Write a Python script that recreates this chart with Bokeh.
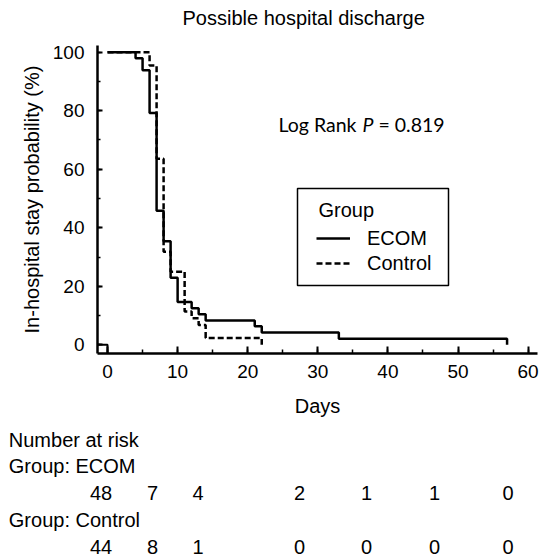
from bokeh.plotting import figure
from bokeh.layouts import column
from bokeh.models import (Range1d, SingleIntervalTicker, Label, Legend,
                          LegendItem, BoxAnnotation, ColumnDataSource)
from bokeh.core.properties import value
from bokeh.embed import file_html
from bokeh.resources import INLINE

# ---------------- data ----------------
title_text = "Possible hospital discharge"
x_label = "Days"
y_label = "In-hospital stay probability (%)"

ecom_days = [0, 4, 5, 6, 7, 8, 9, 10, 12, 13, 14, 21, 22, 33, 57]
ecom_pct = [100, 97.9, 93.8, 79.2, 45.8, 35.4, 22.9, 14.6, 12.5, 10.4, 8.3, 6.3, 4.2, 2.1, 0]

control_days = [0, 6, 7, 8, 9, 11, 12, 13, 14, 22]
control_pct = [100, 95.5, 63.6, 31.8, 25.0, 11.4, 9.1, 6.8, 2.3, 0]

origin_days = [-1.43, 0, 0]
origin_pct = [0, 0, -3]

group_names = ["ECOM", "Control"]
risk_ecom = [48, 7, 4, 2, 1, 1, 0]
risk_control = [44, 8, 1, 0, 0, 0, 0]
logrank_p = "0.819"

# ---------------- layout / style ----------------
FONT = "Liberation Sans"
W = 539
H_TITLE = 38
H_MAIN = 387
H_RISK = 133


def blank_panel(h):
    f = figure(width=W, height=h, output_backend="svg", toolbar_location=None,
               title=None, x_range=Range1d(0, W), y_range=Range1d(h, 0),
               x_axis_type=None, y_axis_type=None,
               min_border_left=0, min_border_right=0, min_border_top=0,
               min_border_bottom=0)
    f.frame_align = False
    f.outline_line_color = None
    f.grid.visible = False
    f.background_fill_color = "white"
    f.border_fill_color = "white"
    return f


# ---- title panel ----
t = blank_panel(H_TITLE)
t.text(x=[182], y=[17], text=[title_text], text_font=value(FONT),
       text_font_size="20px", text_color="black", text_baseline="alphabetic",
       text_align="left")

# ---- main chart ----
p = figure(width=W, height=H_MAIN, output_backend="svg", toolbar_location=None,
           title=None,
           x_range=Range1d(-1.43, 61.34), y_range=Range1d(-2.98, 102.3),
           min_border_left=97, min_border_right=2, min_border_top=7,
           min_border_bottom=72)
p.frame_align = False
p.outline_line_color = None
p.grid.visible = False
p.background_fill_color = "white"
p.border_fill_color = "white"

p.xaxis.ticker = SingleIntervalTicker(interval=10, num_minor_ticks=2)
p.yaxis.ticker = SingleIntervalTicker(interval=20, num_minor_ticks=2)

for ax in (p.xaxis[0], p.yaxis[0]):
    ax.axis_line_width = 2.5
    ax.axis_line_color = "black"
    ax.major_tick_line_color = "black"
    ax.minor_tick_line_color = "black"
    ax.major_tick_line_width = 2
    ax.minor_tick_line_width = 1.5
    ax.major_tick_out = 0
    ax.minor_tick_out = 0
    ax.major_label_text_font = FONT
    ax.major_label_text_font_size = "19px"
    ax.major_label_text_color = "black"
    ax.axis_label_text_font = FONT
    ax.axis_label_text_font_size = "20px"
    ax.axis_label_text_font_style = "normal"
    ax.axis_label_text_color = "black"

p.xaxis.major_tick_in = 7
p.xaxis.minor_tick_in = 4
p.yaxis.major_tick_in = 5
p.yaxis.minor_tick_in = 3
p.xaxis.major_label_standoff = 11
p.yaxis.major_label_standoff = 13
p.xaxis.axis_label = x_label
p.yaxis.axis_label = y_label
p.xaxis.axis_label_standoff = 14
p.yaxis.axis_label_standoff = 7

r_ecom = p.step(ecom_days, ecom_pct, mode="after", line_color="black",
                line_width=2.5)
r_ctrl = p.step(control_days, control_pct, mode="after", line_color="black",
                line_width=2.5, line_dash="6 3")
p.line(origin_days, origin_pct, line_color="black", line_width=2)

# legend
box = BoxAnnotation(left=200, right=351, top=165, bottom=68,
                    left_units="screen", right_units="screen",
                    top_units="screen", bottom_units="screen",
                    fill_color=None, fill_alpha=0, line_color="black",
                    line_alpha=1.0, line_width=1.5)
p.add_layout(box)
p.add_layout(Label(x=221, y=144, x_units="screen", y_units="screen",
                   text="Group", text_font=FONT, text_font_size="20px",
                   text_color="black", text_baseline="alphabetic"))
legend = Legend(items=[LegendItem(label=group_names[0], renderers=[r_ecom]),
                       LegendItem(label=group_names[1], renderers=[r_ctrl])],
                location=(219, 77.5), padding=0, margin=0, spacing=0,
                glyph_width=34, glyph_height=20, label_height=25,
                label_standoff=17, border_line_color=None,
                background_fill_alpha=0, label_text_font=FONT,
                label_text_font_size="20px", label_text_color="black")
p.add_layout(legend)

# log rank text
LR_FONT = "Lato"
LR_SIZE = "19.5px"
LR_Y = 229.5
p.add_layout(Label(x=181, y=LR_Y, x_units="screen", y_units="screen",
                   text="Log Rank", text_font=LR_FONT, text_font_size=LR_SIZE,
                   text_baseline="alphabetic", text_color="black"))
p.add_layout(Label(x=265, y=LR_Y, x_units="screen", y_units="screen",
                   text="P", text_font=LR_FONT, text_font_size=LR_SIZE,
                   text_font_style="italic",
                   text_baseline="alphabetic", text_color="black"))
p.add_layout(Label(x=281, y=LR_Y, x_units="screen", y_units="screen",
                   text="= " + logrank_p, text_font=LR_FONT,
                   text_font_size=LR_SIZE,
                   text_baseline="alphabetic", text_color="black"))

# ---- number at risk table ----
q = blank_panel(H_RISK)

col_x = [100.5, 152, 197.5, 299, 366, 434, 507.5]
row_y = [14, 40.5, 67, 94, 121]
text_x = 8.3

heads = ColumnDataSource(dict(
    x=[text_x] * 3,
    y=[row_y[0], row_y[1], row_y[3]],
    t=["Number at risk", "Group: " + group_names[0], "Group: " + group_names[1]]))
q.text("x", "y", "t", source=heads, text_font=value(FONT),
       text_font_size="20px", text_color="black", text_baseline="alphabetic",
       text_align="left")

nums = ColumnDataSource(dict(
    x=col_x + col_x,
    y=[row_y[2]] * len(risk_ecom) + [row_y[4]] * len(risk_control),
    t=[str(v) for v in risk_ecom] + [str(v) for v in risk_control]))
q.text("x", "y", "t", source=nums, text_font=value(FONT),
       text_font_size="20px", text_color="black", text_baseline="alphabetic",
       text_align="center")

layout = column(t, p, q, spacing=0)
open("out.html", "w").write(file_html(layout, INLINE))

Your instructions:
Check each line in the listing above for the string "chart", then report how many lines contain it, with no other text.

Result of the exercise:
2